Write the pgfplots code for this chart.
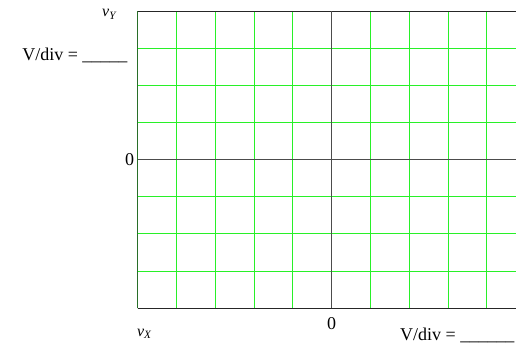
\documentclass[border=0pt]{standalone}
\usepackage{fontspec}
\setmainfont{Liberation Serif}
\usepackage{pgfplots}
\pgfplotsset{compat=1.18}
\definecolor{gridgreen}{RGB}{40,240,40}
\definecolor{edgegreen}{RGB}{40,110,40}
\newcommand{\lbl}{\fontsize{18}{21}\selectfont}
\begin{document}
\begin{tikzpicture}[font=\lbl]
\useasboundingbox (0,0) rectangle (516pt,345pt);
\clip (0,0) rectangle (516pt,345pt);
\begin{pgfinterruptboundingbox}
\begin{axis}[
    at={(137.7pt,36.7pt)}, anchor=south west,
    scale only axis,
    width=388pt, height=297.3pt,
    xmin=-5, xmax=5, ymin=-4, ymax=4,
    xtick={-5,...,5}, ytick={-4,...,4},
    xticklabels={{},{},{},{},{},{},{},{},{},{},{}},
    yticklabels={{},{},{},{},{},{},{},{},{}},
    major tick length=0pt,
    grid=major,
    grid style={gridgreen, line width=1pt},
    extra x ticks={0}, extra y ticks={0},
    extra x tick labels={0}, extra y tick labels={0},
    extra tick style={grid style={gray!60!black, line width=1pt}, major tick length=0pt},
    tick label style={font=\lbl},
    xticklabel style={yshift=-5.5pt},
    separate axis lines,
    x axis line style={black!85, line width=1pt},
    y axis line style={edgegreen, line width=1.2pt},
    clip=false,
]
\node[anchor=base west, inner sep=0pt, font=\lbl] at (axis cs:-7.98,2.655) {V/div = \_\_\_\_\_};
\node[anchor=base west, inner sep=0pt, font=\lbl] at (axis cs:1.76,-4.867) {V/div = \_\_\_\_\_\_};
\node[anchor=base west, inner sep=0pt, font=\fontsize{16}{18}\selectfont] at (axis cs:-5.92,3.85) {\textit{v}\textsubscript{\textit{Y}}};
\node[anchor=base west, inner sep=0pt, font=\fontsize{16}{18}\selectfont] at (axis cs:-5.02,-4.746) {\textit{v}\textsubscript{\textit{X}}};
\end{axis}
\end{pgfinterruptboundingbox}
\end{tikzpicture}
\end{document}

• _PROBLEM_
Your task is to repeat the material above exactly, without its pictures.

• _RESPONSE TO THIS EXERCISE_
Write the pgfplots code for this chart.
\documentclass[border=0pt]{standalone}
\usepackage{fontspec}
\setmainfont{Liberation Serif}
\usepackage{pgfplots}
\pgfplotsset{compat=1.18}
\definecolor{gridgreen}{RGB}{40,240,40}
\definecolor{edgegreen}{RGB}{40,110,40}
\newcommand{\lbl}{\fontsize{18}{21}\selectfont}
\begin{document}
\begin{tikzpicture}[font=\lbl]
\useasboundingbox (0,0) rectangle (516pt,345pt);
\clip (0,0) rectangle (516pt,345pt);
\begin{pgfinterruptboundingbox}
\begin{axis}[
    at={(137.7pt,36.7pt)}, anchor=south west,
    scale only axis,
    width=388pt, height=297.3pt,
    xmin=-5, xmax=5, ymin=-4, ymax=4,
    xtick={-5,...,5}, ytick={-4,...,4},
    xticklabels={{},{},{},{},{},{},{},{},{},{},{}},
    yticklabels={{},{},{},{},{},{},{},{},{}},
    major tick length=0pt,
    grid=major,
    grid style={gridgreen, line width=1pt},
    extra x ticks={0}, extra y ticks={0},
    extra x tick labels={0}, extra y tick labels={0},
    extra tick style={grid style={gray!60!black, line width=1pt}, major tick length=0pt},
    tick label style={font=\lbl},
    xticklabel style={yshift=-5.5pt},
    separate axis lines,
    x axis line style={black!85, line width=1pt},
    y axis line style={edgegreen, line width=1.2pt},
    clip=false,
]
\node[anchor=base west, inner sep=0pt, font=\lbl] at (axis cs:-7.98,2.655) {V/div = \_\_\_\_\_};
\node[anchor=base west, inner sep=0pt, font=\lbl] at (axis cs:1.76,-4.867) {V/div = \_\_\_\_\_\_};
\node[anchor=base west, inner sep=0pt, font=\fontsize{16}{18}\selectfont] at (axis cs:-5.92,3.85) {\textit{v}\textsubscript{\textit{Y}}};
\node[anchor=base west, inner sep=0pt, font=\fontsize{16}{18}\selectfont] at (axis cs:-5.02,-4.746) {\textit{v}\textsubscript{\textit{X}}};
\end{axis}
\end{pgfinterruptboundingbox}
\end{tikzpicture}
\end{document}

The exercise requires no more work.